Verano. Ya casados, vidas compartidas, cama compartida. Partos, insomnios, bebés gritando a todo pulmón. El pediatra es el único y verdadero dios. Hombre y mujer conociéndose a la brava, máscaras fuera. Cotidianidad, rutina, problemas económicos, personalidades dispares, discusiones, peleas, orgasmos reales o fingidos. Problemas en el trabajo. Educar sin malcriar a los hijos. Fiestas, frivolidad, competencia social, celos por si “nos ponen los cachos” o por las ganas de ponerlos. Las mariposas en el ombligo desaparecieron misteriosamente. Aparecen las primeras arrugas, las tentaciones. También las alegrías compartidas y la solidaridad en momentos difíciles. El camino es largo y culebrero. Psicólogos y psiquiatras nos ayudan a transitarlo. Los bebés van creciendo y ya casi llegan a sus propias primaveras.
Otoño. La mal llamada madurez llega silenciosa y sin avisar. De pronto aparece un sentimiento desconocido, mal llamado resignación. Si el matrimonio sigue vigente, aparecen también nuevas ilusiones: viajes, lecturas, reuniones con “los amigos de siempre”. Los deseos corporales ya no son tan fuertes. La mayor pasión es el gimnasio, y aparece una súbita tentación por un poco de bótox o ácido hialurónico (sin que se note mucho). Hay que respetar a los hijos porque “ya crecieron”, y algunos están estrenando su propio verano. Aprendemos a jugar cartas, a hablar de política, a criticar todo, a conocer la ansiedad… y un poco de insomnio. Llegan los nietos y el universo se expande con una luz sobrenatural y amorosa. Son el mejor regalo de la vida. Se nos chorrean las babas viéndolos babear. Adoramos sus llantos, queremos cargarlos día y noche. Son perfectos.

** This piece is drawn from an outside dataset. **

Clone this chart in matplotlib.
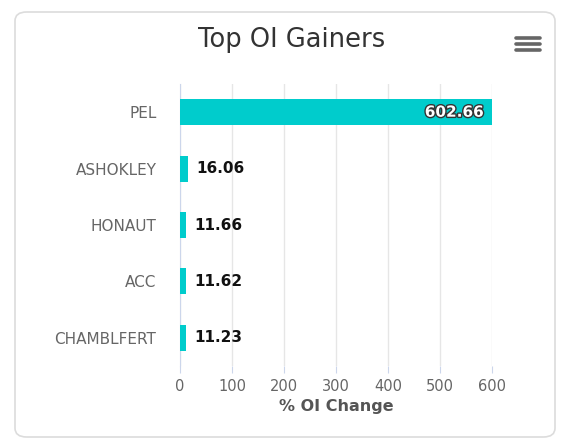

Invierno. Ya somos los abuelos. Los hijos peinan canas. Algunos ya están en segundas nupcias. Los nietos se gradúan, entran expectantes en sus primaveras y se van a comerse el mundo, como también lo hicimos nosotros. Caminamos más chuecos. Leemos ávidamente. Observamos cómo se arrugan “los otros” mientras nos da pavor el espejo… y el de aumento va a la basura. También descubrimos que sí existen amistades eternas, aquellas de la primavera lejana. Socializamos. Algunas parejas todavía se miran con ternura y se toman de la mano. Llegaron a sus Ítacas y lograron no sucumbir en el camino. Llantos por los que se van marchando a otras galaxias. Momentos de soledad, a veces enriquecedores, a veces solitarios.
Caemos, de repente, en cuenta de que los inviernos también tienen una belleza especial. Desafortunadamente, no todos logran vivir esas cuatro estaciones.
Personalmente, solo tengo agradecimiento con la vida, que me las regaló completas y plenas. Miro las ceibas y les mando besos. Algún día, seré ceiba, y por la savia seguiré expandiendo amor, completando ese mágico círculo de la vida.